Local 804 members beat concessions and pension cuts, won new rights in their local bylaws, and organized to rebuild union power.
Local 804 members got an early start on building Teamster Power in 2008—by defeating concessions and pension cuts in December 2007.
Members held a series of rank-and-file meetings and launched a Vote No campaign—after UPS and Local 804 negotiators cut a concessionary contract deal that included pension cuts.
Members voted the contract down by three to one and UPS was forced to take the concessions off the table—including its demand to eliminate 25 & Out pensions for new Teamsters.
Winning New Rights
Members could have gone back to business as usual then, but they didn’t. Instead, they formed a rank-and-file committee called Local 804 Members United.
“We wanted to get to the root of the problem, one of which is the lack of information members were getting from our union,” said Jim Reynolds, an alternate steward and a founding member of Local 804 Members United.
Local 804 Members United launched a petition drive to change the Local 804 bylaws to require officers to keep members informed during bargaining and to report on the pension and health funds at every membership meeting.
They collected over 2,000 signatures on a petition to change the Local 804 bylaws and voted through the changes by a more than 90 percent.
Local 804 Members United have monitored the local’s benefit funds—and exposed serious problems to the membership.
An investigation by the group uncovered that the Local 804 Health Fund had lost $18 million in assets in just four years—and that Local 804 officials had diverted millions of dollars in contributions from the Health Fund to the Pension Fund without ever telling the members.

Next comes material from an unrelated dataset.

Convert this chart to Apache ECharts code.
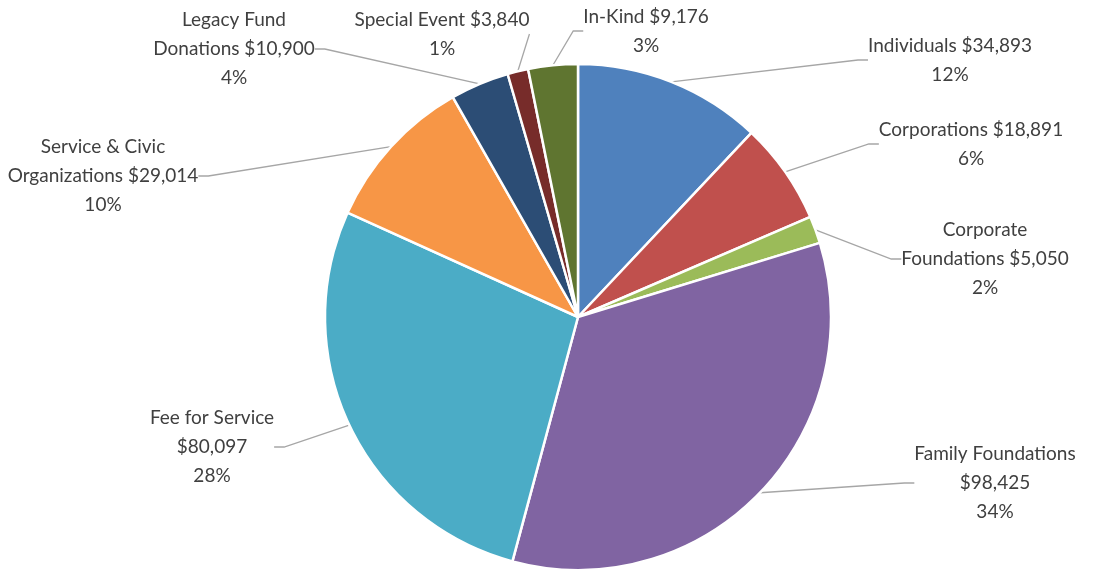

Using their rights under the Pension Protection Act, members have forced UPS and Local 804 to turn over financial documents that they had mismanaged the Pension Fund’s assets for years—putting members’ benefits at risk.
“The last couple of years have been a real wake-up call as far as our pension is concerned,” said Bill Reynolds, a package car driver on Long Island and one of the members who pressed the fund to release the documents.
Looking Ahead to 2009
“We all have a responsibility to leave our union stronger than it was when we got here. That’s what Local 804 Members United is all about,” said Tim Sylvester, a 29-year Teamster and Local 804 shop steward.
“Brown can’t move a package in New York City without a Local 804 Teamster: that gives us power. Our local used to use it to win top contracts and pensions.”
“Local 804 members used to feel that power. We want to bring the pride and the power back,” Sylvester said.
Working together, the members of Local 804 Members United are on the road to doing just that.